Besonders häufig kommt Bargeld der EZB-Auswertung zufolge in Malta (88 Prozent der Transaktionen) sowie Zypern und Spanien (je 83 Prozent) zum Einsatz. Deutschland liegt mit 77 Prozent in der oberen Hälfte der 19 Euroländer. Am seltensten greifen die Niederländer zu Schein und Münze (34 Prozent). Deutschland liegt gemessen an den täglichen Kartenzahlungen pro Kopf unter dem Schnitt der Euroländer.
Bargeldloses Bezahlen bekam einen Schub
Sicher ist: Die Pandemie hat dem bargeldlosen Bezahlen auch hierzulande einen Schub gegeben. In Zeiten des grassierenden Virus gilt etwa das kontaktlose Bezahlen an der Ladenkasse als sehr hygienisch. Kunden müssen ihre Kreditkarte oder Girocard dabei quasi im Vorbeigehen nur vor das Lesegerät halten, die Daten werden verschlüsselt übertragen. Bei geringen Beträgen ist nicht einmal die Eingabe der Geheimnummer (PIN) nötig. Auch andere elektronische Methoden wie Apple Pay oder Google Pay sind im Kommen.
Das Handelsforschungsinstitut EHI geht davon aus, dass im laufenden Jahr rund eine Milliarde Einkäufe weniger im deutschen Einzelhandel mit Bargeld beglichen werden als 2019. "In jedem Fall wird das Jahr 2020 als das wachstumsstärkste Jahr für unbares Bezahlen in Deutschland seit Beginn der regelmässigen Erhebungen durch das EHI im Jahr 1994 eingehen", stellte Horst Rüter, Leiter des EHI-Forschungsbereichs Zahlungssysteme, Anfang November fest.

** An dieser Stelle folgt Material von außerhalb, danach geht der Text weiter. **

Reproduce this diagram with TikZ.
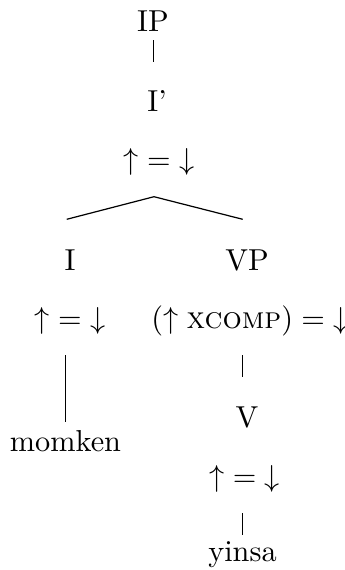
\documentclass[tikz,border=0pt]{standalone}
\begin{document}
\begin{tikzpicture}[x=0.33pt,y=-0.33pt,
  lbl/.style={inner sep=0pt,anchor=base},
  edge/.style={line width=0.4pt}]
\useasboundingbox (0,0) rectangle (344,570);
\node[lbl] (IP) at (153,31.7) {IP};
\node[lbl] (Ibar) at (157,111.7) {I'};
\node[lbl] (eq1) at (159,169) {$\mathord{\uparrow}=\mathord{\downarrow}$};
\node[lbl] (I) at (70,270.7) {I};
\node[lbl] (VP) at (247,270.7) {VP};
\node[lbl] (eq2) at (70,328) {$\mathord{\uparrow}=\mathord{\downarrow}$};
\node[lbl] (eq3) at (250,328) {$(\uparrow\textsc{xcomp}) = \mathord{\downarrow}$};
\node[lbl] (momken) at (65.5,451.7) {momken};
\node[lbl] (V) at (247,427) {V};
\node[lbl] (eq4) at (244.7,486.8) {$\mathord{\uparrow}=\mathord{\downarrow}$};
\node[lbl] (yinsa) at (242.5,561.7) {yinsa};
\coordinate (a1) at (153.7,40);
\coordinate (a2) at (153.7,62);
\coordinate (apex) at (154,196.7);
\coordinate (lft) at (66.7,219.3);
\coordinate (rgt) at (242.7,219.3);
\coordinate (b1) at (65.7,355);
\coordinate (b2) at (65.7,421.7);
\coordinate (c1) at (242.3,355);
\coordinate (c2) at (242.3,377);
\coordinate (d1) at (242.3,513);
\coordinate (d2) at (242.3,535);
\draw[edge] (a1) -- (a2);
\draw[edge] (lft) -- (apex) -- (rgt);
\draw[edge] (b1) -- (b2);
\draw[edge] (c1) -- (c2);
\draw[edge] (d1) -- (d2);
\end{tikzpicture}
\end{document}
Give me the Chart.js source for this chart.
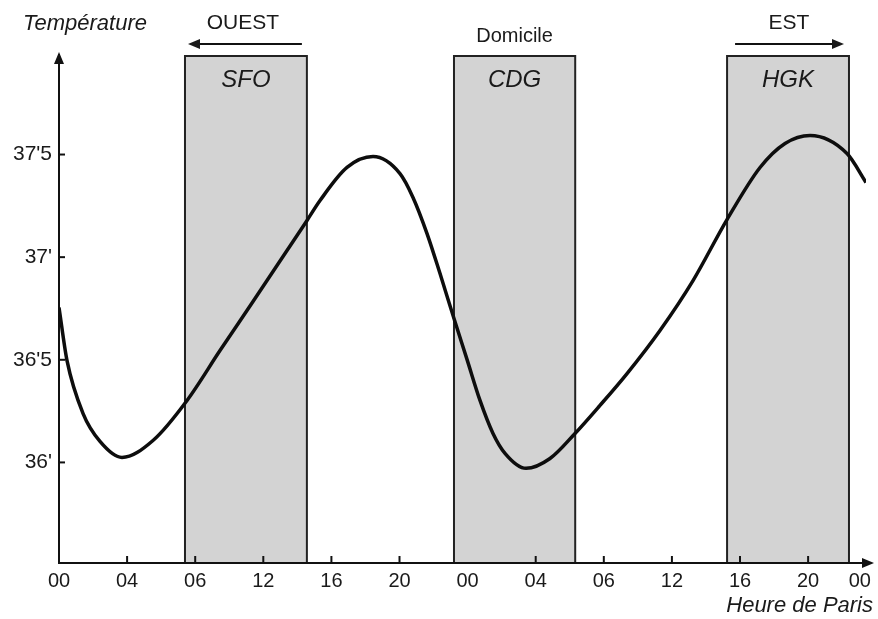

In einer EZB-Erhebung in den Euroländern im Juli 2020 gaben vier von zehn Befragten an, seit Beginn der Pandemie seltener Bargeld verwendet zu haben. Die Werbung für kontaktloses Bezahlen in der aktuellen Krise zeigt Wirkung. Ebenso wie die Sorge vieler Menschen, sich über Banknoten, die durch viele Hände gehen, das Coronavirus einzufangen - auch wenn Notenbanken diesbezüglich früh Entwarnung gaben. Fast 90 Prozent derjenigen, die in der aktuellen Krise häufiger auf Bargeld verzichten, wollen dies nach der Pandemie beibehalten (46 Prozent sicher, 41 Prozent wahrscheinlich).
Auf Cash verzichten will man nicht
Allerdings: Auf Cash ganz verzichten will die Mehrheit der Verbraucher bislang nicht. Betrachtet man beispielsweise die Gesamtzahl der Einkäufe im deutschen Einzelhandel, kommt Bargeld immer noch bei zwei Drittel aller Zahlungen zum Einsatz. Und auch in der am Mittwoch vorgelegten EZB-Bezahlstudie betonen 55 Prozent der Befragten, wie wichtig es ihnen ist, auch in Zukunft die Möglichkeit zu haben, auf Scheine und Münzen zurückgreifen zu können.
Ein Drittel der Verbraucher im Euroraum (34 Prozent) haben der EZB-Studie zufolge vorsorglich eine Barreserve zuhause, die meisten davon 100 bis 1.000 Euro. Die Menschen in Deutschland haben im Schnitt 107 Euro im Geldbeutel und horten 1.364 Euro Bargeld zu Hause oder in Bankschliessfächern. Das ergab eine im Juli veröffentlichte Umfrage der Deutschen Bundesbank mit 2.000 Teilnehmern aus dem Jahr 2018.
Währungshüter Panetta zeigt für solche Vorratshaltung Verständnis: "Selbst wenn digitale Zahlungen möglichst robust gestaltet werden, so bleiben sie doch anfällig für Störungen wie Stromausfälle, Cyber-Bedrohungen oder technische Störungen." Bargeld stelle dann "eine wichtige Absicherung und einen zuverlässigen Wertspeicher" dar. Zudem gebe es auch Menschen ohne Bankkonto oder diejenigen, die mangels digitaler Kenntnisse lieber auf Bargeld zurückgreifen.
"Wir sind daher weiterhin fest entschlossen, dafür zu sorgen, dass Bargeld auch künftig im gesamten Euroraum weithin verfügbar ist und akzeptiert wird", bekräftigte Panetta. Zugleich jedoch treibt die EZB ihre Arbeiten an einer digitalen Version des Euro voran - als Ergänzung zur gedruckten und geprägten Gemeinschaftswährung. "Die Digitalisierung hat das Potenzial, den Zahlungsverkehr zu revolutionieren", resümierte Panetta. "Dennoch ist es wichtig, dass die privaten Haushalte und die Unternehmen in Europa weiterhin eine Wahl haben."